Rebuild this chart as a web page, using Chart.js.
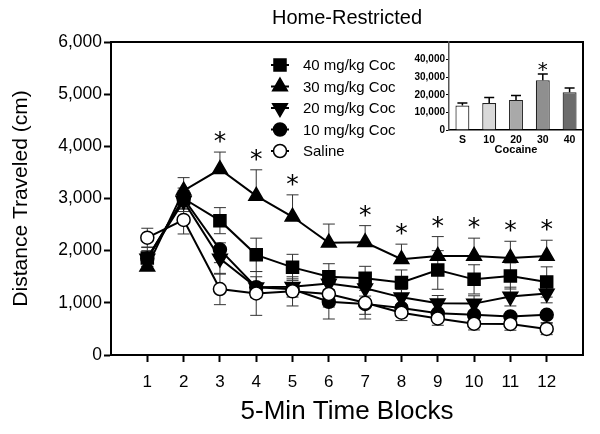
<!DOCTYPE html>
<html>
<head>
<meta charset="utf-8">
<script src="https://cdn.jsdelivr.net/npm/chart.js@4.4.0/dist/chart.umd.min.js"></script>
<style>
body { margin: 0; background: #fff; }
#wrap { position: relative; width: 600px; height: 434px; }
#inset { position: absolute; left: 395px; top: 34px; }
</style>
</head>
<body>
<div id="wrap">
<canvas id="chart" width="600" height="434"></canvas>
<canvas id="inset" width="200" height="125"></canvas>
</div>
<script>
const FONT = "'Liberation Sans', Arial, sans-serif";
const STAR_FONT = "'DejaVu Sans', sans-serif";
Chart.defaults.font.family = FONT;
Chart.defaults.color = '#000';

// time blocks (x)
const blocks = [1, 2, 3, 4, 5, 6, 7, 8, 9, 10, 11, 12];

// mean distance per block
const coc40  = [1860, 3000, 2575, 1920, 1680, 1500, 1470, 1390, 1630, 1450, 1515, 1400];
const coc30  = [1690, 3150, 3560, 3050, 2650, 2150, 2160, 1835, 1900, 1900, 1860, 1900];
const coc20  = [1850, 2950, 1850, 1300, 1310, 1370, 1280, 1105, 990, 985, 1120, 1180];
const coc10  = [1850, 3000, 2020, 1300, 1260, 1020, 980, 900, 800, 770, 740, 770];
const saline = [2250, 2590, 1265, 1180, 1220, 1170, 1000, 810, 700, 600, 595, 500];

// SEM
const err40  = [200, 200, 250, 320, 250, 250, 230, 240, 370, 280, 250, 290];
const err30  = [200, 250, 330, 500, 420, 360, 320, 290, 370, 340, 320, 300];
const err20  = [150, 200, 300, 200, 150, 150, 150, 150, 150, 150, 180, 180];
const err10  = [150, 200, 250, 200, 150, 330, 200, 150, 150, 150, 150, 150];
const errSal = [180, 270, 300, 420, 280, 250, 310, 150, 130, 120, 120, 110];

// blocks with * (30 mg/kg vs saline)
const sigBlocks = [3, 4, 5, 7, 8, 9, 10, 11, 12];

// inset: total distance
const insetLabels = ['S', '10', '20', '30', '40'];
const insetTotals = [13900, 15300, 17100, 28200, 21500];
const insetErr    = [1400, 3200, 2500, 3600, 2300];
const insetSig    = ['30'];

function pts(vals) {
    return vals.map((v, i) => ({x: blocks[i], y: v}));
}

const datasets = [
    {label: '40 mg/kg Coc', data: pts(coc40), err: err40, errDir: 'both', pointStyle: 'rect', pointRadius: 8.5, backgroundColor: '#000', order: 4},
    {label: '30 mg/kg Coc', data: pts(coc30), err: err30, errDir: 'up', pointStyle: 'triangle', pointRadius: 8.5, backgroundColor: '#000', order: 5},
    {label: '20 mg/kg Coc', data: pts(coc20), err: err20, errDir: 'both', pointStyle: 'triangle', pointRotation: 180, pointRadius: 8.5, backgroundColor: '#000', order: 3},
    {label: '10 mg/kg Coc', data: pts(coc10), err: err10, errDir: 'down', pointStyle: 'circle', pointRadius: 6.5, backgroundColor: '#000', order: 2},
    {label: 'Saline', data: pts(saline), err: errSal, errDir: 'both', pointStyle: 'circle', pointRadius: 6.5, backgroundColor: '#fff', order: 1}
];
datasets.forEach(d => {
    d.borderColor = '#000';
    d.borderWidth = 2;
    d.pointBorderWidth = 1.5;
    d.pointBorderColor = '#000';
    d.pointBackgroundColor = d.backgroundColor;
    d.tension = 0;
    d.fill = false;
});

function drawStar(ctx, x, y, size) {
    ctx.save();
    ctx.font = size + 'px ' + STAR_FONT;
    ctx.fillStyle = '#000';
    ctx.textAlign = 'center';
    ctx.textBaseline = 'alphabetic';
    const m = ctx.measureText('*');
    const off = (m.actualBoundingBoxAscent - m.actualBoundingBoxDescent) / 2;
    ctx.fillText('*', x, y + off);
    ctx.restore();
}

const errorBars = {
    id: 'errorBars',
    beforeDatasetsDraw(chart) {
        const ctx = chart.ctx;
        const xs = chart.scales.x, ys = chart.scales.y;
        ctx.save();
        ctx.strokeStyle = '#333';
        ctx.lineWidth = 1;
        chart.data.datasets.forEach(ds => {
            ds.data.forEach((p, i) => {
                const px = xs.getPixelForValue(p.x);
                const e = ds.err[i];
                const ends = [];
                if (ds.errDir !== 'down') ends.push(ys.getPixelForValue(p.y + e));
                if (ds.errDir !== 'up') ends.push(ys.getPixelForValue(p.y - e));
                const py = ys.getPixelForValue(p.y);
                ends.forEach(ey => {
                    ctx.beginPath();
                    ctx.moveTo(px, py);
                    ctx.lineTo(px, ey);
                    ctx.moveTo(px - 6, ey);
                    ctx.lineTo(px + 6, ey);
                    ctx.stroke();
                });
            });
        });
        ctx.restore();
    },
    afterDraw(chart) {
        const ctx = chart.ctx;
        const xs = chart.scales.x, ys = chart.scales.y;
        const area = chart.chartArea;

        // box: top + right
        ctx.save();
        ctx.strokeStyle = '#000';
        ctx.lineWidth = 2;
        ctx.beginPath();
        ctx.moveTo(area.left, area.top);
        ctx.lineTo(area.right, area.top);
        ctx.lineTo(area.right, area.bottom);
        ctx.stroke();

        // title
        ctx.fillStyle = '#000';
        ctx.font = '20px ' + FONT;
        ctx.textAlign = 'center';
        ctx.textBaseline = 'middle';
        ctx.fillText('Home-Restricted', (area.left + area.right) / 2, 18);
        ctx.restore();

        // asterisks over 30 mg/kg
        sigBlocks.forEach(b => {
            const i = blocks.indexOf(b);
            const top = ys.getPixelForValue(coc30[i] + err30[i]);
            drawStar(ctx, xs.getPixelForValue(b), top - 15, 25);
        });

        // legend
        const lx = 280, ly0 = 65, step = 21.5;
        chart.data.datasets.forEach((ds, k) => {
            const y = ly0 + k * step;
            ctx.save();
            ctx.strokeStyle = '#000';
            ctx.lineWidth = 2;
            ctx.beginPath();
            ctx.moveTo(lx - 9, y);
            ctx.lineTo(lx + 9, y);
            ctx.stroke();
            ctx.fillStyle = ds.backgroundColor;
            ctx.lineWidth = 1.5;
            Chart.helpers.drawPoint(ctx, {
                pointStyle: ds.pointStyle,
                radius: ds.pointRadius,
                rotation: ds.pointRotation || 0,
                borderWidth: 1.5
            }, lx, y);
            ctx.fillStyle = '#000';
            ctx.font = '15px ' + FONT;
            ctx.textAlign = 'left';
            ctx.textBaseline = 'middle';
            ctx.fillText(ds.label, 303, y + 1);
            ctx.restore();
        });
    }
};

const ctx = document.getElementById('chart').getContext('2d');
const myChart = new Chart(ctx, {
    type: 'line',
    data: {datasets: datasets},
    options: {
        responsive: false,
        animation: false,
        layout: {padding: {top: 42, right: 17, left: 0, bottom: 0}},
        plugins: {legend: {display: false}, tooltip: {enabled: false}},
        scales: {
            x: {
                type: 'linear',
                min: 0,
                max: 13,
                afterBuildTicks: s => { s.ticks = blocks.map(b => ({value: b})); },
                afterFit: s => { s.height = 79; },
                grid: {drawOnChartArea: false, tickLength: 7, tickWidth: 2, color: '#000'},
                border: {color: '#000', width: 2},
                ticks: {font: {size: 17}, color: '#000', padding: 10, autoSkip: false, maxRotation: 0},
                title: {display: true, text: '5-Min Time Blocks', font: {size: 26}, color: '#000', padding: {top: 0, bottom: 7}}
            },
            y: {
                min: 0,
                max: 6000,
                afterFit: s => { s.width = 111; },
                ticks: {stepSize: 1000, font: {size: 17.5}, color: '#000', padding: 2},
                grid: {drawOnChartArea: false, tickLength: 7, tickWidth: 2, color: '#000'},
                border: {color: '#000', width: 2},
                title: {display: true, text: 'Distance Traveled (cm)', font: {size: 21}, color: '#000', padding: {top: 9, bottom: 0}}
            }
        }
    },
    plugins: [errorBars]
});

const insetBars = {
    id: 'insetBars',
    afterDatasetsDraw(chart) {
        const c = chart.ctx;
        const xs = chart.scales.x, ys = chart.scales.y;
        c.save();
        c.strokeStyle = '#000';
        c.lineWidth = 1.5;
        insetTotals.forEach((v, i) => {
            const px = xs.getPixelForValue(i);
            const top = ys.getPixelForValue(v + insetErr[i]);
            c.beginPath();
            c.moveTo(px, ys.getPixelForValue(v));
            c.lineTo(px, top);
            c.moveTo(px - 5, top);
            c.lineTo(px + 5, top);
            c.stroke();
            if (insetSig.includes(insetLabels[i])) drawStar(c, px, top - 8, 20);
        });
        c.restore();
    }
};

new Chart(document.getElementById('inset'), {
    type: 'bar',
    data: {
        labels: insetLabels,
        datasets: [{
            data: insetTotals,
            backgroundColor: ['#ffffff', '#d9d9d9', '#a9a9a9', '#8f8f8f', '#6c6c6c'],
            borderColor: '#222',
            borderWidth: 1.2,
            barPercentage: 0.52,
            categoryPercentage: 1
        }]
    },
    options: {
        responsive: false,
        animation: false,
        layout: {padding: {top: 8, right: 12, left: 0, bottom: 0}},
        plugins: {legend: {display: false}, tooltip: {enabled: false}},
        scales: {
            x: {
                afterFit: s => { s.height = 29; },
                grid: {drawOnChartArea: false, color: 'rgba(0,0,0,0)', tickLength: 2},
                border: {color: '#000', width: 1.5},
                ticks: {font: {size: 10.5, weight: 'bold'}, color: '#000', padding: 2},
                title: {display: true, text: 'Cocaine', font: {size: 11, weight: 'bold'}, color: '#000', padding: {top: 0, bottom: 2}}
            },
            y: {
                min: 0,
                max: 50000,
                afterBuildTicks: s => { s.ticks = s.ticks.filter(t => t.value <= 40000); },
                afterFit: s => { s.width = 54; },
                ticks: {stepSize: 10000, font: {size: 10, weight: 'bold'}, color: '#000', padding: 1},
                grid: {drawOnChartArea: false, tickLength: 3, color: '#000'},
                border: {color: '#555', width: 1.5}
            }
        }
    },
    plugins: [insetBars]
});
</script>
</body>
</html>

• [Aim] Please extract exactly the lines of the data, from the first through the line containing "6, 7, 8, 9, 10, 11, 12];", and add no pictures to the copy.

• [Task output]
Rebuild this chart as a web page, using Chart.js.
<!DOCTYPE html>
<html>
<head>
<meta charset="utf-8">
<script src="https://cdn.jsdelivr.net/npm/chart.js@4.4.0/dist/chart.umd.min.js"></script>
<style>
body { margin: 0; background: #fff; }
#wrap { position: relative; width: 600px; height: 434px; }
#inset { position: absolute; left: 395px; top: 34px; }
</style>
</head>
<body>
<div id="wrap">
<canvas id="chart" width="600" height="434"></canvas>
<canvas id="inset" width="200" height="125"></canvas>
</div>
<script>
const FONT = "'Liberation Sans', Arial, sans-serif";
const STAR_FONT = "'DejaVu Sans', sans-serif";
Chart.defaults.font.family = FONT;
Chart.defaults.color = '#000';

// time blocks (x)
const blocks = [1, 2, 3, 4, 5, 6, 7, 8, 9, 10, 11, 12];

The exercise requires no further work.